Friday, March 9, 2012

Running and Polar Bears…

My running journey officially started while I was on a one year remote tour to Thule, Greenland while serving in the US Air Force.  Thule is a very unique place, the US military’s northernmost base, located on northwest side of the island of Greenland approximately 695 miles above the Arctic Circle and 947 miles south of the North Pole.  My first impression of Thule was established the second I stepped off the aircraft.  Being a bit jet lagged I looked off to the horizon and saw the ICE CAP… “Oh Brian, this is going to be a long year” I thought to myself.  Then I remembered that Thule spent nearly 6 months in total darkness during the long arctic winter.
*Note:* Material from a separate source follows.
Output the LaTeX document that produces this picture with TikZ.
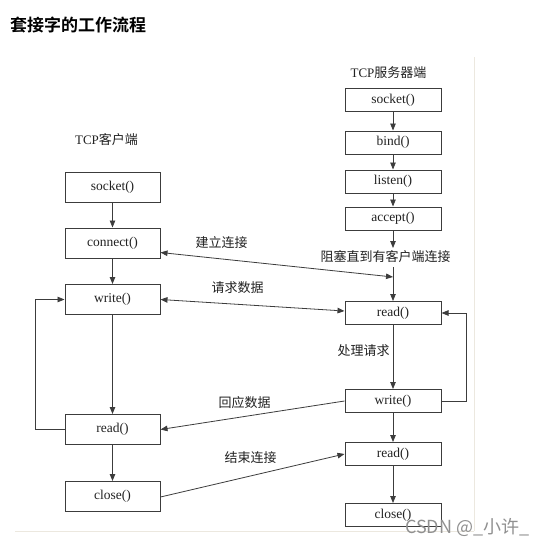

I arrived at Thule, August 2000, and hit the gym on day one, determined to shed a few pounds.  With such a harsh environment and with me being so out of shape much of my training took place indoors on a treadmill.  I was making real progress at losing weight, gaining endurance, and falling in love with the run.  Then the dark season and the cold winter months of the arctic winter began.  Throughout the winter and into early spring I banged out approx 600 miles and saw my run progress from a pedestrian two miles up to a long run exceeding 20 miles, all on a treadmill.  During my many hours stuck inside, I dreamed about finally being able to run outside.  March gave way to April and the dark gave way to spring and the return of the sun.

Once the sun re-appeared the temperatures rose to a balmy 40 degrees, a desire to get outside and run was overwhelming.  Once outside, I mostly stayed around the base logging runs from 5 to 10 miles zig-zagging the roadways of main base.  Located north of main base is the remote radar station which Thule supports.  It was on a beautiful Saturday morning that I decided to try out my fitness and run to the radar station and back, round trip of 20+ miles.

Early in the morning I departed my dorm room and headed out on the road.  It was wonderful running outside after all the hours stuck inside.  The sun was bright, the air was crisp and cool and my legs were working near perfection.  All was going well. The first 10 miles prior to my turn around location were run at a good pace yet felt easy, it must have been the magic of being outside.  For the majority of this run I was alone running up the road that connects the main base with the radar site.  This road is very desolate and at portions you’re isolated by miles of empty arctic landscape.  At another section you run along the outcropping of the ice cap…truly a wonderful site where nature and the world come together.  The views I had that day were truly a once in a lifetime experience.  After making the turn for home the miles began to add up and this easy run turned into a bit of a struggle…determined but tired, I made it back to my dorm safe and sound.

The next morning I met with my boss, the base commander, and after reviewing the business of the day I was able to share with him my arctic adventure.  Energized by the run, I shared with him every detail, and he listened intently and questioned me how far I had gone.  “Sir, I ran up to the ice cap at the BMEWS site and turned around,” I proudly boosted.  The Col. got a concerned look, “Brian, you do know that polar bear have been spotted on base?”  “Ah no Sir, I did not know that, but I did not see any” I replied.  The Col. then replied, “I wasn’t worried about you seeing them, I am thankful they did not see you…cause polar bears at this time of the year, eat everything they see.” 

That was my first and last long run at Thule Air Base Greenland.